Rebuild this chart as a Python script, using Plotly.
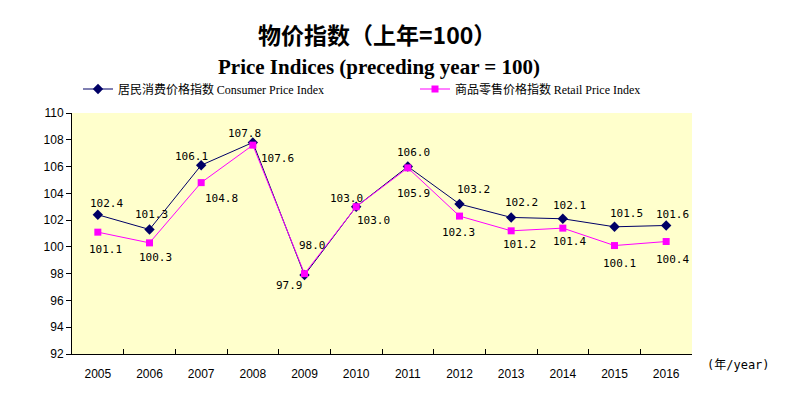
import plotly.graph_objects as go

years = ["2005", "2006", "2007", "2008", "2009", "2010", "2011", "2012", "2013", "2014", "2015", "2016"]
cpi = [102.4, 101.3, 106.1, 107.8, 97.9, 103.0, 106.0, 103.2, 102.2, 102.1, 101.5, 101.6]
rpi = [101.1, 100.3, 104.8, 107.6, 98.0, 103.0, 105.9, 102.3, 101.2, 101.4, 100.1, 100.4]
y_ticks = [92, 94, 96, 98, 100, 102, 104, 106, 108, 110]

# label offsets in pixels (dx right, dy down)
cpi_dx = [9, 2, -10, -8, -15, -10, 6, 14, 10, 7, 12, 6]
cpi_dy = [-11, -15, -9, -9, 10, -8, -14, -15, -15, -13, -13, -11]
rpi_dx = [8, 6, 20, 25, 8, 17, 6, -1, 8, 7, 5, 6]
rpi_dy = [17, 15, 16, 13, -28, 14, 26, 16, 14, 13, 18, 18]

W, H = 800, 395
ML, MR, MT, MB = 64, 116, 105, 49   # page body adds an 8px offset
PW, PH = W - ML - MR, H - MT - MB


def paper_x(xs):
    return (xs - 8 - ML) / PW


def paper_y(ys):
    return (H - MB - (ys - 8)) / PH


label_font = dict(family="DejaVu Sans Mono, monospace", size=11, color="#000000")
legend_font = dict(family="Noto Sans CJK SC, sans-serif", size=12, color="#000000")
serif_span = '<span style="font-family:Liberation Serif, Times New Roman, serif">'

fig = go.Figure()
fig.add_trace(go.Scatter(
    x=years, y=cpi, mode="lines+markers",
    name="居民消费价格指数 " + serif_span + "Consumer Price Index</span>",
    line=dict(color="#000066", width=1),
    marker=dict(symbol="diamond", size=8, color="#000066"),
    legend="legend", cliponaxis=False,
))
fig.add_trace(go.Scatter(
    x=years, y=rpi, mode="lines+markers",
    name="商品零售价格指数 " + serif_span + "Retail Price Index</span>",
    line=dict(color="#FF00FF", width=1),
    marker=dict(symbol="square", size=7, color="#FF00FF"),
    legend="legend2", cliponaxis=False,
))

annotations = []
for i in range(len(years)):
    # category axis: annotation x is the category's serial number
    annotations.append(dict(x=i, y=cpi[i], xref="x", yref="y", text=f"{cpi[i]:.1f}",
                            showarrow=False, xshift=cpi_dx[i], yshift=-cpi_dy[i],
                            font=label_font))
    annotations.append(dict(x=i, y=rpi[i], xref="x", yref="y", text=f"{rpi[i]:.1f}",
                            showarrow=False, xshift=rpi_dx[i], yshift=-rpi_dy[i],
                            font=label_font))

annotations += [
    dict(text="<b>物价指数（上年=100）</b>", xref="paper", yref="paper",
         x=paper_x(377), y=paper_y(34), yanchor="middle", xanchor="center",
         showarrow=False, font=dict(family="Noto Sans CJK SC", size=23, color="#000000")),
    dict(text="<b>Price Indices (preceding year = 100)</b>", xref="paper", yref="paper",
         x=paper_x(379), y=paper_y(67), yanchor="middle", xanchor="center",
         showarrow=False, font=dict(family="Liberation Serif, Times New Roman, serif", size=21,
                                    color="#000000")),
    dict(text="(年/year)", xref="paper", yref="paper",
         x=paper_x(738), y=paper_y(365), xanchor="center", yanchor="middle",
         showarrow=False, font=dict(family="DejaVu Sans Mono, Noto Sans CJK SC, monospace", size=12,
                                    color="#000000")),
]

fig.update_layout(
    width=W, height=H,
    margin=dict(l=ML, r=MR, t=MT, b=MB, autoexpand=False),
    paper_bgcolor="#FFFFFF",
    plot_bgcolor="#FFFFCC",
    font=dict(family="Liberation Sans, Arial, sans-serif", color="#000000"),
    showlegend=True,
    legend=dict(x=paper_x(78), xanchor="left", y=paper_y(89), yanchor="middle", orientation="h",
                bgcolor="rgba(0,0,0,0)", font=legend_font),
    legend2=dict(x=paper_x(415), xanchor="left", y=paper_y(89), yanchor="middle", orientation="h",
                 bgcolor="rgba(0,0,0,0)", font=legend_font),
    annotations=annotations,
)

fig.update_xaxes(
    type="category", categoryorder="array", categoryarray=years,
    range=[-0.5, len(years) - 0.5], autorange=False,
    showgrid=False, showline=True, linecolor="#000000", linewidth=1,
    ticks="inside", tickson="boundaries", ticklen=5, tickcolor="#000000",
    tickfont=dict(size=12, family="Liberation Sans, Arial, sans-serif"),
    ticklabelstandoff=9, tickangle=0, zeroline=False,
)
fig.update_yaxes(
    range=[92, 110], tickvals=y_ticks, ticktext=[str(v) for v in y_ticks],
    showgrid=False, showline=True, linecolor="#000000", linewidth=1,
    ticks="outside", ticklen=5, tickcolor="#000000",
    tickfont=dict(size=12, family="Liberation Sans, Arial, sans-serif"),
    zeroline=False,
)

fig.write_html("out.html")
--
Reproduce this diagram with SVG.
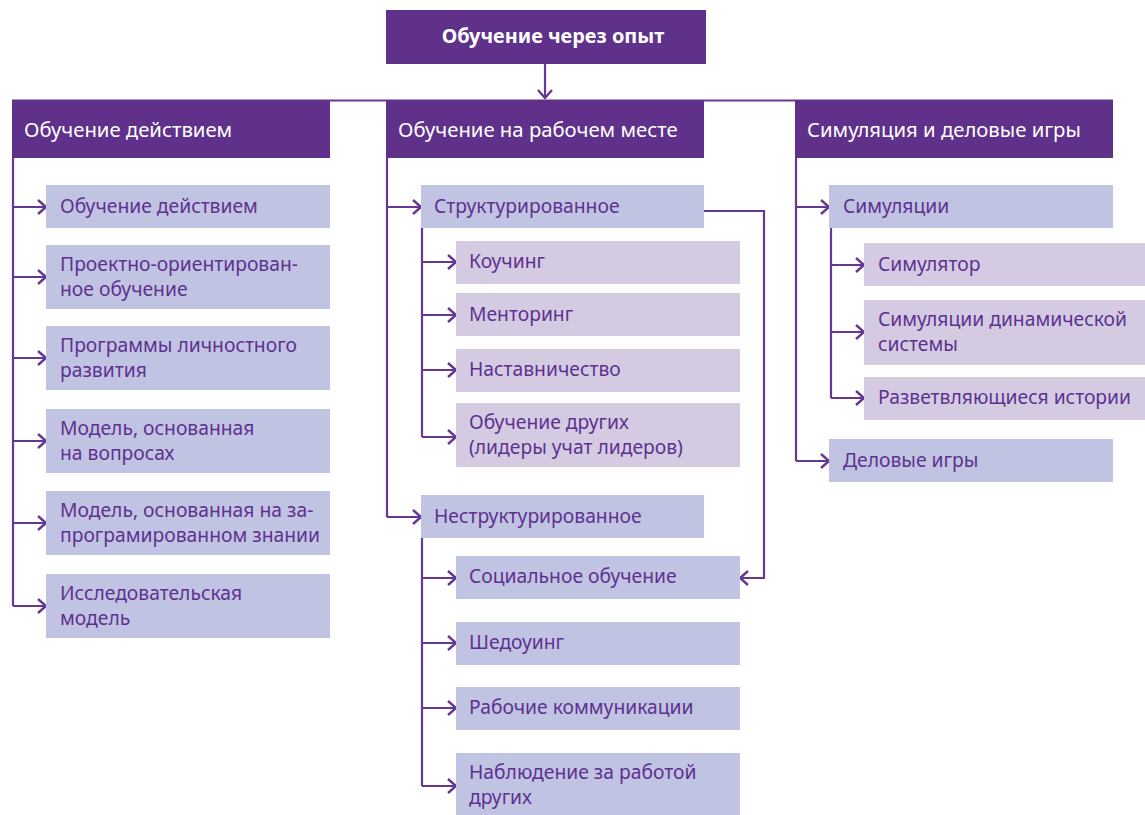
==
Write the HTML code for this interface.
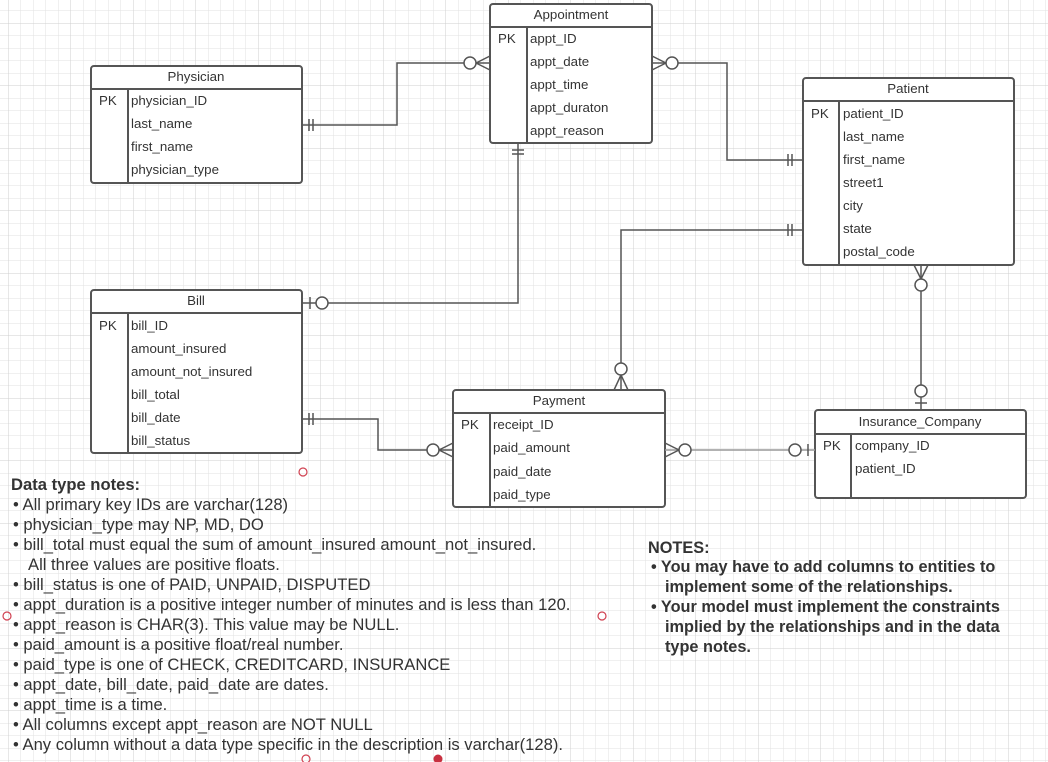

**WHAT THE EXERCISE ASKS**
Except for the pictures, write out exactly the lines from the line that contains "Rebuild this chart" through the line that contains "serif_span = '<span", including both.

**ANSWER TO THE EXERCISE**
Rebuild this chart as a Python script, using Plotly.
import plotly.graph_objects as go

years = ["2005", "2006", "2007", "2008", "2009", "2010", "2011", "2012", "2013", "2014", "2015", "2016"]
cpi = [102.4, 101.3, 106.1, 107.8, 97.9, 103.0, 106.0, 103.2, 102.2, 102.1, 101.5, 101.6]
rpi = [101.1, 100.3, 104.8, 107.6, 98.0, 103.0, 105.9, 102.3, 101.2, 101.4, 100.1, 100.4]
y_ticks = [92, 94, 96, 98, 100, 102, 104, 106, 108, 110]

# label offsets in pixels (dx right, dy down)
cpi_dx = [9, 2, -10, -8, -15, -10, 6, 14, 10, 7, 12, 6]
cpi_dy = [-11, -15, -9, -9, 10, -8, -14, -15, -15, -13, -13, -11]
rpi_dx = [8, 6, 20, 25, 8, 17, 6, -1, 8, 7, 5, 6]
rpi_dy = [17, 15, 16, 13, -28, 14, 26, 16, 14, 13, 18, 18]

W, H = 800, 395
ML, MR, MT, MB = 64, 116, 105, 49   # page body adds an 8px offset
PW, PH = W - ML - MR, H - MT - MB


def paper_x(xs):
    return (xs - 8 - ML) / PW


def paper_y(ys):
    return (H - MB - (ys - 8)) / PH


label_font = dict(family="DejaVu Sans Mono, monospace", size=11, color="#000000")
legend_font = dict(family="Noto Sans CJK SC, sans-serif", size=12, color="#000000")
serif_span = '<span style="font-family:Liberation Serif, Times New Roman, serif">'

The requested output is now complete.